START

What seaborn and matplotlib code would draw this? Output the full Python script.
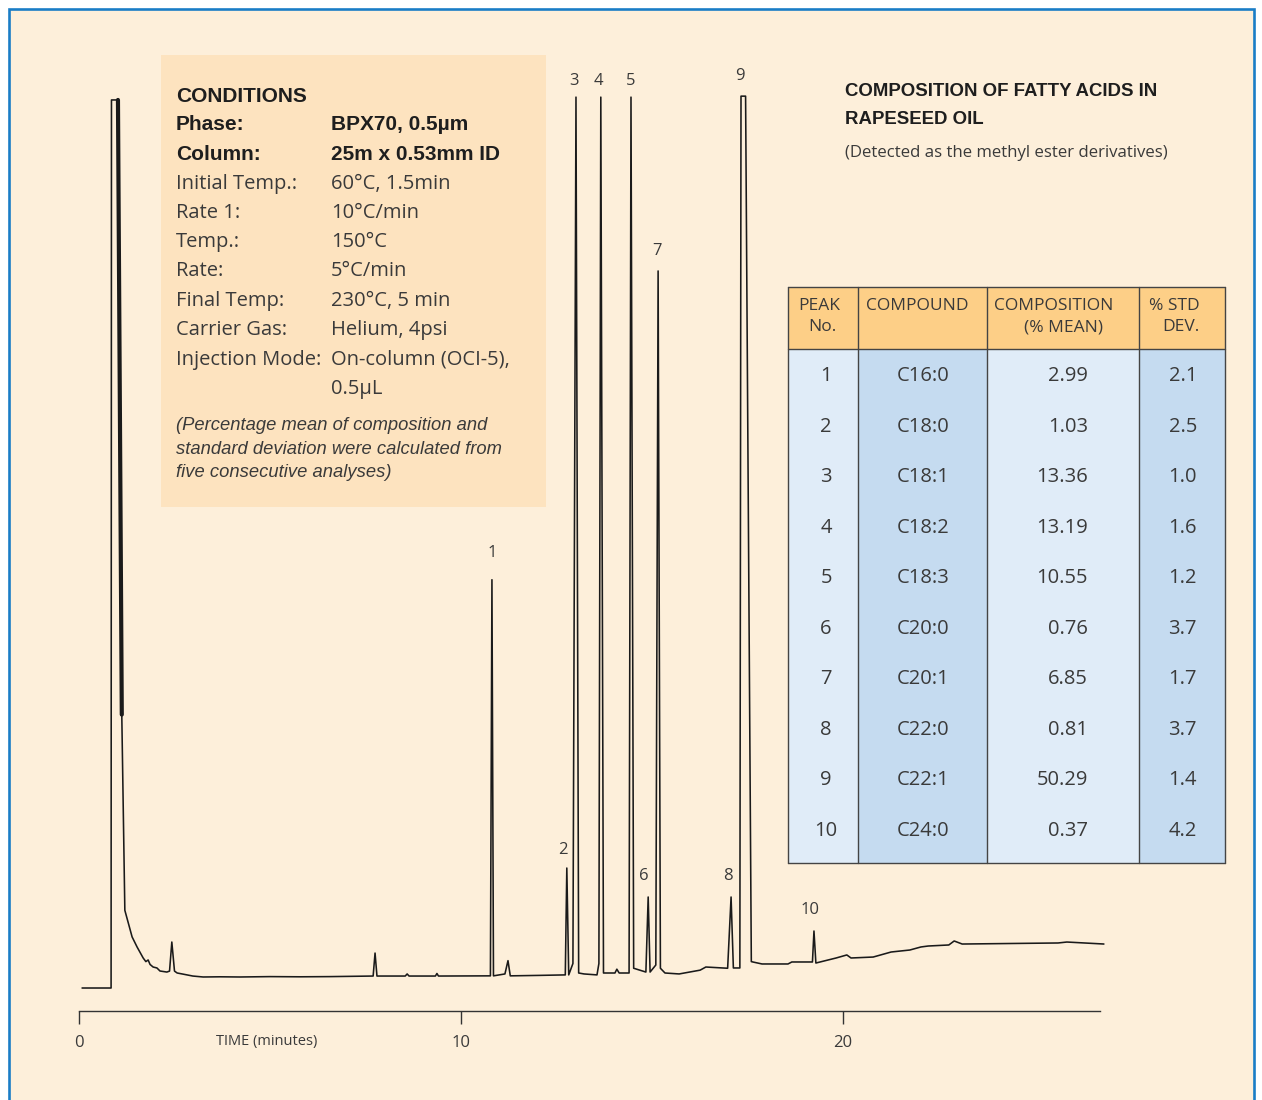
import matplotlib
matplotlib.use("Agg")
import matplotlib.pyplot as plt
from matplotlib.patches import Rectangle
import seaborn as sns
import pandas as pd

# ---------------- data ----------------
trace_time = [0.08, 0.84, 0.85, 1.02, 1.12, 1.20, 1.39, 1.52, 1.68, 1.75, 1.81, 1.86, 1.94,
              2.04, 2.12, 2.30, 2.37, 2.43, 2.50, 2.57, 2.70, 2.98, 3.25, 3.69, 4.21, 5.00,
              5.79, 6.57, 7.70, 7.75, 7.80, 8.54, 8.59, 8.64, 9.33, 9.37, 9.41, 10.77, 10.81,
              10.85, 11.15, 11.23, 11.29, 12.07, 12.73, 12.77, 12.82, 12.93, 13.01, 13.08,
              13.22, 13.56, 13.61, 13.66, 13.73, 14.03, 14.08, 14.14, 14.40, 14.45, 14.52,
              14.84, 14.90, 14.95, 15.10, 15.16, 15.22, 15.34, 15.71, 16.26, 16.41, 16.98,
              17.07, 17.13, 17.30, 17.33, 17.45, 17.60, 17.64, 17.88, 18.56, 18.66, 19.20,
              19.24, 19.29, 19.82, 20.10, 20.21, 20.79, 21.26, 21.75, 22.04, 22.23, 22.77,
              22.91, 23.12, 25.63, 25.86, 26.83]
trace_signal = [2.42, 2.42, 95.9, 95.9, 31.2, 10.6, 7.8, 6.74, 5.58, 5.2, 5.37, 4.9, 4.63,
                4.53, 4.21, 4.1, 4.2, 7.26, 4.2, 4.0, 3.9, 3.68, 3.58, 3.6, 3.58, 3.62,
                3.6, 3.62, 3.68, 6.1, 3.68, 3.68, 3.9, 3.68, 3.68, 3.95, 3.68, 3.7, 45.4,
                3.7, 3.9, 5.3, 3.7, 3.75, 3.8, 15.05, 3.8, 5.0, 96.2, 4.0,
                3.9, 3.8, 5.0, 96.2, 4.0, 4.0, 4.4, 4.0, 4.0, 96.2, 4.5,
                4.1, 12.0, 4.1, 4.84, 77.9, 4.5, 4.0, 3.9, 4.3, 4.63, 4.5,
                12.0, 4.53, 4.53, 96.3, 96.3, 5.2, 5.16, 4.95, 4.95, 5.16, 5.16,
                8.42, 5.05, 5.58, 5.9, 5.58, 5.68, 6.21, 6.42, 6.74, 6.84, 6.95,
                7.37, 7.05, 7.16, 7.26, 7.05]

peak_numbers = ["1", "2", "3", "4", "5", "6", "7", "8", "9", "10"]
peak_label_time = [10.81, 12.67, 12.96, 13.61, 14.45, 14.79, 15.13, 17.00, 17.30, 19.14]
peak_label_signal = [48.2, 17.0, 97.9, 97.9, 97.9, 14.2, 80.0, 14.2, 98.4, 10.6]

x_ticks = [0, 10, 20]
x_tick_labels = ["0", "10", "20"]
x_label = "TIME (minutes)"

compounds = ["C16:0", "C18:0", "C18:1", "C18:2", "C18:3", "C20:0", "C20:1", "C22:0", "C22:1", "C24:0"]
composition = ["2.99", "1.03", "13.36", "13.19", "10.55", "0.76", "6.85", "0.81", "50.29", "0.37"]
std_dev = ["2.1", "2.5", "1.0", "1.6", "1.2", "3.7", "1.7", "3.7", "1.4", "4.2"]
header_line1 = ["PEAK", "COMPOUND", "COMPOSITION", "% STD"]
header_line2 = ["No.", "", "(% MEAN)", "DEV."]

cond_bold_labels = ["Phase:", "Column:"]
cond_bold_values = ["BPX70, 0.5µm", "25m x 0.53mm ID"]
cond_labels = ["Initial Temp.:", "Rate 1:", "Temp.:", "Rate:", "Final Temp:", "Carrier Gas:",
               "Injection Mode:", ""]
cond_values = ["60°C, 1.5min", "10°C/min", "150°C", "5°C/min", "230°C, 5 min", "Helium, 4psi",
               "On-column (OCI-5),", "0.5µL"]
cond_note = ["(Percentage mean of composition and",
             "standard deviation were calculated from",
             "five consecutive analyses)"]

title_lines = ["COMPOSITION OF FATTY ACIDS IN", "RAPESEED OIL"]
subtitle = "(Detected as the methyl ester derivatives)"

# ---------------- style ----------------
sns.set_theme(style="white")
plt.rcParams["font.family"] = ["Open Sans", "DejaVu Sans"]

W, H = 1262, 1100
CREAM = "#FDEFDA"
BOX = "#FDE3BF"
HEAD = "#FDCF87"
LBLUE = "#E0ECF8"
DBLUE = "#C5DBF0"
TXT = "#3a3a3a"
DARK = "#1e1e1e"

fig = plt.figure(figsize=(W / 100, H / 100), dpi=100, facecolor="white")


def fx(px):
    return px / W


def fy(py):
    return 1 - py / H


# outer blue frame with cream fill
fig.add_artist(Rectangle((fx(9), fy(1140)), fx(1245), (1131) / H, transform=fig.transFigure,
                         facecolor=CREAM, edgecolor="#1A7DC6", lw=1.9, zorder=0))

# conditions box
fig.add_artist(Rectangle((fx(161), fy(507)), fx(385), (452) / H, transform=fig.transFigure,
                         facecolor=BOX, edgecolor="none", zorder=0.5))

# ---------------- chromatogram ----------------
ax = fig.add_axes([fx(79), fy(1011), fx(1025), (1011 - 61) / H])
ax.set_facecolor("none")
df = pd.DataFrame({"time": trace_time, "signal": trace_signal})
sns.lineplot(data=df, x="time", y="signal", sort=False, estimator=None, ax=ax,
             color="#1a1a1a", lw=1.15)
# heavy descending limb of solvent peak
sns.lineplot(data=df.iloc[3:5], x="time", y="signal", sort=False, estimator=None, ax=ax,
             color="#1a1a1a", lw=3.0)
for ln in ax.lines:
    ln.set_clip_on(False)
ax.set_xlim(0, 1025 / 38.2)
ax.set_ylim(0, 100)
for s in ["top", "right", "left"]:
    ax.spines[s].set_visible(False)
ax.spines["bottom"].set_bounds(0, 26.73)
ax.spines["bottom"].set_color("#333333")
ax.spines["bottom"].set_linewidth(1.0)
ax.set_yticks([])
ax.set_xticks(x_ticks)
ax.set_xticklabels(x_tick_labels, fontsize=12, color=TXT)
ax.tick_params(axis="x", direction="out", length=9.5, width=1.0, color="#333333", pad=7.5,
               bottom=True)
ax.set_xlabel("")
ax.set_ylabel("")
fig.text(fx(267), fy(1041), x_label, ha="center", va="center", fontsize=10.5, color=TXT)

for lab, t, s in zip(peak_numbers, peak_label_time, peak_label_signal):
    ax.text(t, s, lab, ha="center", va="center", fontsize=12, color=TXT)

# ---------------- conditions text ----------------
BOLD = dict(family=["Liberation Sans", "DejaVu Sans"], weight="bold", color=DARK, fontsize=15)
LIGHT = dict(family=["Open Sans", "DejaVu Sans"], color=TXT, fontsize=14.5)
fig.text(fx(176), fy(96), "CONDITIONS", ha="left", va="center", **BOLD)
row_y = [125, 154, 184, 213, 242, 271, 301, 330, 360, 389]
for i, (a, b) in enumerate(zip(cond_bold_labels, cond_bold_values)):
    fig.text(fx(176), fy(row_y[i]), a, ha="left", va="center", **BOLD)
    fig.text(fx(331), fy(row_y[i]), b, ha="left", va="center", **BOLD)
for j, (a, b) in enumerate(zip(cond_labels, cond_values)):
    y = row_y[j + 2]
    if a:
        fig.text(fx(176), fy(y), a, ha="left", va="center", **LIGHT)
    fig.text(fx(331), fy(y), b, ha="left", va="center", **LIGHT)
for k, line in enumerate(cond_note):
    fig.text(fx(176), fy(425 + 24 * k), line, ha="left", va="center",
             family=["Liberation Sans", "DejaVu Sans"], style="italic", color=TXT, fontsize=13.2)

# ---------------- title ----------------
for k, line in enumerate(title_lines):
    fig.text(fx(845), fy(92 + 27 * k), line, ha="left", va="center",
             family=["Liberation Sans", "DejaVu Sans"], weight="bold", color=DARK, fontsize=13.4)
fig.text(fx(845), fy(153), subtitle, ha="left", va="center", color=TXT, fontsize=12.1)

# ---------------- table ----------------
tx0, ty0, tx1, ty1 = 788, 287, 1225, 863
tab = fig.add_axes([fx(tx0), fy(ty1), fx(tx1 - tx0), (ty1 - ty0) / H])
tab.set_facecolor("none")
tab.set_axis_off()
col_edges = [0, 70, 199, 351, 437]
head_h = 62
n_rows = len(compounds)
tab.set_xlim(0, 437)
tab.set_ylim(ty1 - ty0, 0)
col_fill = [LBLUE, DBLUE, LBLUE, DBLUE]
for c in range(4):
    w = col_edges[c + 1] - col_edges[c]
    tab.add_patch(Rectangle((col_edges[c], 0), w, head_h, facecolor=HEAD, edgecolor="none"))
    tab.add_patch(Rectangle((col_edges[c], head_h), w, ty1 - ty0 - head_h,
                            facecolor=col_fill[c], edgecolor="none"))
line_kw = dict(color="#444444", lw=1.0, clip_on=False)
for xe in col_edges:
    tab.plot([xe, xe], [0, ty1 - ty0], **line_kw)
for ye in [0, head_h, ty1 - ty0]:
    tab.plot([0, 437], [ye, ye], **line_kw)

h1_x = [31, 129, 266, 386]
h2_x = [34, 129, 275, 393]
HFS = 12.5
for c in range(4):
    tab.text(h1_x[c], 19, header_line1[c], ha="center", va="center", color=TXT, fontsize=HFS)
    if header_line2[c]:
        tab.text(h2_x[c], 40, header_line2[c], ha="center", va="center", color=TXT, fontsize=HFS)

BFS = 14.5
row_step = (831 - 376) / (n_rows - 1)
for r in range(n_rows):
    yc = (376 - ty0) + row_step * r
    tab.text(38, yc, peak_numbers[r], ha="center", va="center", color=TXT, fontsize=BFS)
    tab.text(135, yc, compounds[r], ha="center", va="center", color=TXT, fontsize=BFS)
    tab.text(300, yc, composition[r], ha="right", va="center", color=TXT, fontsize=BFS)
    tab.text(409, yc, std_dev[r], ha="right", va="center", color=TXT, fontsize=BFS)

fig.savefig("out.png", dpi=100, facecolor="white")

END

**PROBLEM DETAILS:**
From the first line of the material down to the line containing "import pandas as pd", inclusive, return each line exactly, skipping any picture.

**RESPONSE FOR THIS EXERCISE:**
What seaborn and matplotlib code would draw this? Output the full Python script.
import matplotlib
matplotlib.use("Agg")
import matplotlib.pyplot as plt
from matplotlib.patches import Rectangle
import seaborn as sns
import pandas as pd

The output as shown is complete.